Written by Frank Hayes
March 23rd, 2011

How many times do you have to pay for 1-Click? That’s the question Victoria’s Secret, Apple and PayPal are facing. The three online retailers were sued on March 14 for using one-click checkout systems on their Web sites. But instead of Amazon, which spent years trying to get some legal respect for its 1-Click ordering patent, this time the lawsuit is coming from Cordance, which claims to have its own patent on the process of buying online with a single click—and which, it says, Amazon also infringes.

That’s got to be galling for Apple, which made a big display of licensing 1-Click from Amazon a decade ago. But it’s frustrating for all E-tailers, who thought they would only have to pay 1-Click tribute once, to Amazon. Now it looks like they may have to buy the same rights twice—unless Amazon (which isn’t named in last Monday’s lawsuit) can win its fight to be the only 1-Click game in town.

Confused? You’re not alone. Amazon and Cordance have been fighting over who gets to collect 1-Click patent royalties for years. Amazon’s U.S. patent #5,960,411 dates from 1999. Cordance’s U.S. patent #6,757,710 wasn’t issued until 2004, but Cordance originally applied before Amazon did.

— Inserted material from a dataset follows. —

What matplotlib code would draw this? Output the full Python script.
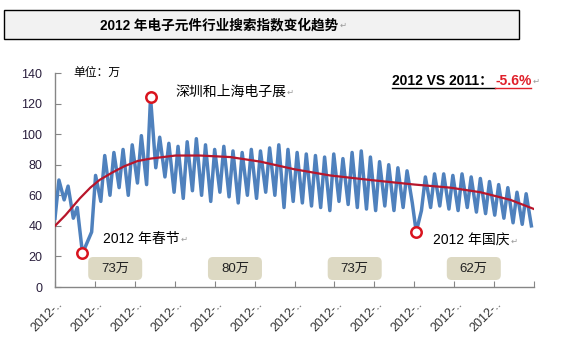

In 2006, Cordance sued Amazon for infringing its patent. In 2009, a jury found (among other things) that Amazon’s 1-Click does infringe several claims of Cordance’s patent, but that those claims were all invalid. In February 2010, a judge decided that the jury was wrong, that Cordance’s patent is valid and that Amazon is infringing it. (Amazon is currently appealing that judge’s decision.)

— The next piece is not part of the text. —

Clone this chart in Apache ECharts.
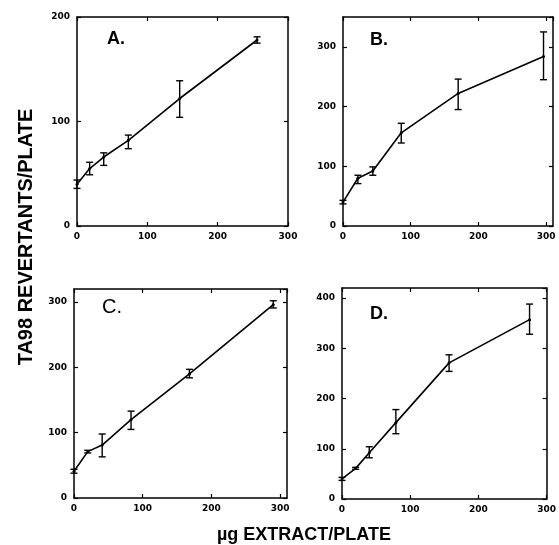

A week later, the U.S. Patent Office ended a four-year challenge by deciding that Amazon’s 1-Click patent is valid, too.

That brings us to the March 14 lawsuit against the three retailers, which may not be going anywhere soon. Both that case and the ruling that Amazon is appealing are in the same federal court in Delaware. Because judges don’t like covering the same ground—especially in the same building—the three retailers may have to wait until Amazon finds out whether there really are two 1-Click patents.

For now, as murky as all this may be, one message is clear for online retailers: There are a lot of things you can buy in one step, but it looks like the right to 1-Click buying isn’t one of them.